WHAT THIS TASK INVOLVES:
Pull out exactly the lines from the line containing "Convert this chart" to the line containing "Chart.register(...registerables);", both lines included, with pictures removed from the copy.

DATA EXTRACT:

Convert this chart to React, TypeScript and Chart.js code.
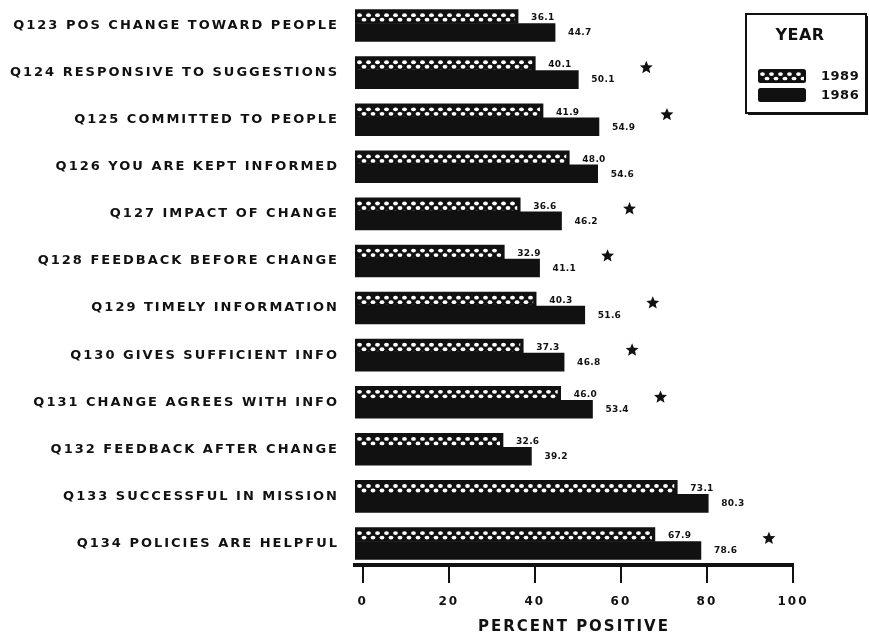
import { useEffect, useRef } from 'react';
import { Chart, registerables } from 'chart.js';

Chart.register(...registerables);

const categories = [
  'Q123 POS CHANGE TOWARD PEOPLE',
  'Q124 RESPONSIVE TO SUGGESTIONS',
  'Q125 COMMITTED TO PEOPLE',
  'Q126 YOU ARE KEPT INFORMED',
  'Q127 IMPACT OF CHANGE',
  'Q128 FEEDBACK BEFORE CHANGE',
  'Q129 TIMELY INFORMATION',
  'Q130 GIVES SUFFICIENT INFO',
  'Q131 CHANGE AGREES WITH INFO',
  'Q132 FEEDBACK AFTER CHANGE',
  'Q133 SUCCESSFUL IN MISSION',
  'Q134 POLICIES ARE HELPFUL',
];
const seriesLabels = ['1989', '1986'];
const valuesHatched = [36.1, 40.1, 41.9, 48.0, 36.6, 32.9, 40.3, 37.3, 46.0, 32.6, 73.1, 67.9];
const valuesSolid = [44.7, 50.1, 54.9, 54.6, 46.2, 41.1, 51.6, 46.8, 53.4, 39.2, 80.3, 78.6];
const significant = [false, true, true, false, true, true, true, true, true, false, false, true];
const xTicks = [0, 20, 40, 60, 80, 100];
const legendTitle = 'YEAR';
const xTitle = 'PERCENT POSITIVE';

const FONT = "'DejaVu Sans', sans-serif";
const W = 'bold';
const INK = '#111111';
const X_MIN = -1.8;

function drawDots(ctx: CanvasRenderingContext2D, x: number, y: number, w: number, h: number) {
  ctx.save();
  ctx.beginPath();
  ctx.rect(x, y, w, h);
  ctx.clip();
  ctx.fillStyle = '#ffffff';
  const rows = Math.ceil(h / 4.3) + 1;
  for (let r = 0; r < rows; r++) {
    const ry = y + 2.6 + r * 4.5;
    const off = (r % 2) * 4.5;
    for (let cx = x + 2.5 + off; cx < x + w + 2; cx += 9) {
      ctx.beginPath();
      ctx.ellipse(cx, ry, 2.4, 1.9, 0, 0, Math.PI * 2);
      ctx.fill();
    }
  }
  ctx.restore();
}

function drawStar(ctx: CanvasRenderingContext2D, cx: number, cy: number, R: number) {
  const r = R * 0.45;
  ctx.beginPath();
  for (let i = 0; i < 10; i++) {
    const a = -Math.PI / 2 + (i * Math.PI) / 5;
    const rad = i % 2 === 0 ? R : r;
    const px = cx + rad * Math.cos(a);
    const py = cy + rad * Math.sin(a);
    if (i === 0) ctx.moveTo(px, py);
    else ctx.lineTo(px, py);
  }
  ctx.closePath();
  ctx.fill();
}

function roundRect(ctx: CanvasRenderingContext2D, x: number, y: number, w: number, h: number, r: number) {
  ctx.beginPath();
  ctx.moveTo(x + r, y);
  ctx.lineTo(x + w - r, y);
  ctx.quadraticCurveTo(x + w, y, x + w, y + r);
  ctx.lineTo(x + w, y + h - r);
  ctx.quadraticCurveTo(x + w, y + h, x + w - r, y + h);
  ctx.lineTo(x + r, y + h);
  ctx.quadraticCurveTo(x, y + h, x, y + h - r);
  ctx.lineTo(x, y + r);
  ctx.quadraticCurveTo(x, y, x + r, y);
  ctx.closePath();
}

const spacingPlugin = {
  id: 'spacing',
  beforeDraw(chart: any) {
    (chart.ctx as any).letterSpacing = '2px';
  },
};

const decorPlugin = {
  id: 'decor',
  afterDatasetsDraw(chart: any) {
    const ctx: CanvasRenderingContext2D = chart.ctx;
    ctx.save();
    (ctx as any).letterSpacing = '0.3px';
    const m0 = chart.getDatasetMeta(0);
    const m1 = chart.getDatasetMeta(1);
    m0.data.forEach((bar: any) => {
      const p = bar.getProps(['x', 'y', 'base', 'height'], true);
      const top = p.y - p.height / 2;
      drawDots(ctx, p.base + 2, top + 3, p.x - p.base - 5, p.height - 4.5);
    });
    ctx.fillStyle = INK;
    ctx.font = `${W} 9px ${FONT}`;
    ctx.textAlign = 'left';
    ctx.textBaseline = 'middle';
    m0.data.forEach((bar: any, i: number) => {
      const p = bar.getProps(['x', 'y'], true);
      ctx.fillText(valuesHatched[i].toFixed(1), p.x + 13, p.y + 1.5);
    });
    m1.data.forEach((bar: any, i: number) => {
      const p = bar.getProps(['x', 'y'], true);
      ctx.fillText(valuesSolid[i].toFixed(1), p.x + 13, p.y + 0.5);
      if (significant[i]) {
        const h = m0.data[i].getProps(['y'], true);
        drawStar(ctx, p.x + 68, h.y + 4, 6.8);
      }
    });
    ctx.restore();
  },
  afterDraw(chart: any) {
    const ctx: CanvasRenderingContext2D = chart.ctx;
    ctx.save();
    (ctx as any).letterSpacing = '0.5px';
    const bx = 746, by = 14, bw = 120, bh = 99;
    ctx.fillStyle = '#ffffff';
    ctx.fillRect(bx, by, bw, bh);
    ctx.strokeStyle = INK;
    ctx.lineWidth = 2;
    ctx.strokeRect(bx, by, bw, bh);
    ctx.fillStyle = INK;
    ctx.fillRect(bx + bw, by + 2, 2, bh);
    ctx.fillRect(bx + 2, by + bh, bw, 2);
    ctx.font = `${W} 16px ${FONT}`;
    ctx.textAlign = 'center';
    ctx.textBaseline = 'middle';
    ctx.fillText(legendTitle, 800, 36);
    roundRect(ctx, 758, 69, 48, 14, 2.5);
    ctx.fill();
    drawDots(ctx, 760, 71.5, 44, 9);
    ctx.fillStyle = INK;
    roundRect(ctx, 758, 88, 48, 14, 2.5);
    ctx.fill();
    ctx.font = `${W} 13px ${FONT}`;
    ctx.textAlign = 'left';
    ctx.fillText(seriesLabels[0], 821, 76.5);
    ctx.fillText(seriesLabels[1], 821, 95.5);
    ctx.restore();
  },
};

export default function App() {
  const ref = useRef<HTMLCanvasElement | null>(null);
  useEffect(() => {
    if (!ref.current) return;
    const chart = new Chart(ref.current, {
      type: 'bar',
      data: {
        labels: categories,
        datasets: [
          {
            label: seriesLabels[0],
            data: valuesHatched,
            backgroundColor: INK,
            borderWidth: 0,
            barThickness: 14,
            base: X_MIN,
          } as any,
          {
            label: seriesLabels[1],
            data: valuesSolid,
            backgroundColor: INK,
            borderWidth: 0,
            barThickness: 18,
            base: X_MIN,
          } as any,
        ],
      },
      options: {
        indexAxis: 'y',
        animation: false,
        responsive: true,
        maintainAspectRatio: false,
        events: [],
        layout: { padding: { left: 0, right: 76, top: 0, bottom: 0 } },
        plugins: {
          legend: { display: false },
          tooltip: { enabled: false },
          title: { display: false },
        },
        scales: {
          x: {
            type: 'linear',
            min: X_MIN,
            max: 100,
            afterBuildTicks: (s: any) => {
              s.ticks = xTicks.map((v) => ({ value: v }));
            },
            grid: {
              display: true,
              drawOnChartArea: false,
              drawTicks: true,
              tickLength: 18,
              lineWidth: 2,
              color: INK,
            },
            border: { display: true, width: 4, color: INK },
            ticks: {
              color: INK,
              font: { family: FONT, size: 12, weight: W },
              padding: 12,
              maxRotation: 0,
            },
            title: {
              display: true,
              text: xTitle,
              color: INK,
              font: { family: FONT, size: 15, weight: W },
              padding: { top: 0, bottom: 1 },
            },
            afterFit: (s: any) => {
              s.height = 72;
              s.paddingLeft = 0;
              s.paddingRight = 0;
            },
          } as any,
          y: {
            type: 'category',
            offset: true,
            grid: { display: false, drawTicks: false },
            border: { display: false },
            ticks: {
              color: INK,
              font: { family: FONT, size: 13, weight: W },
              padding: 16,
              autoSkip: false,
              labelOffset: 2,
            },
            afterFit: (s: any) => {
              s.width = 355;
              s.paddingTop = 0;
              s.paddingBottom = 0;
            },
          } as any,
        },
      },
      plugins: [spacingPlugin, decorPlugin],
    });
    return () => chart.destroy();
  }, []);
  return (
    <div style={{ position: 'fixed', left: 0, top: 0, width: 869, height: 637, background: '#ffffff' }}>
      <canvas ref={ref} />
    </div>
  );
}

---

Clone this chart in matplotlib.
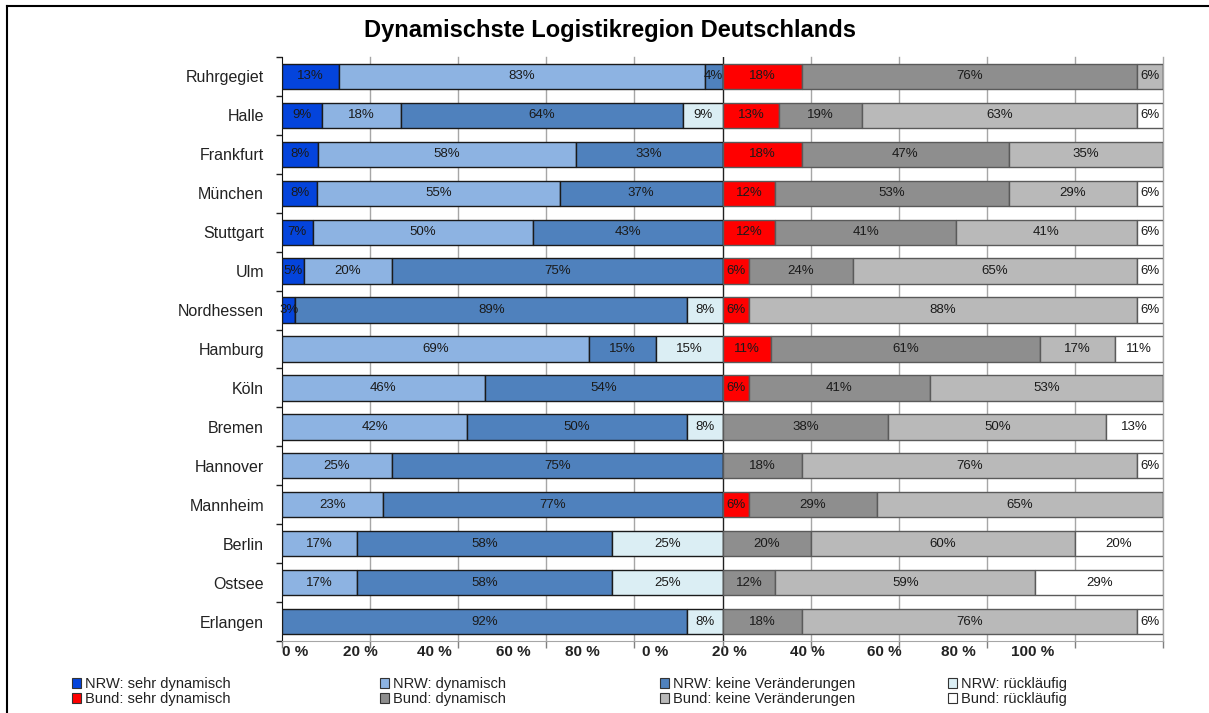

==

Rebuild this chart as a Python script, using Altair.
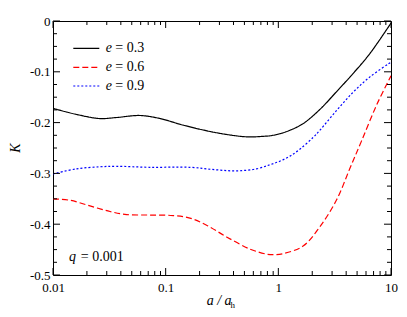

RESULT OF THE TASK:
Convert this chart to React, TypeScript and Chart.js code.
import { useEffect, useRef } from 'react';
import { Chart, registerables } from 'chart.js';

Chart.register(...registerables);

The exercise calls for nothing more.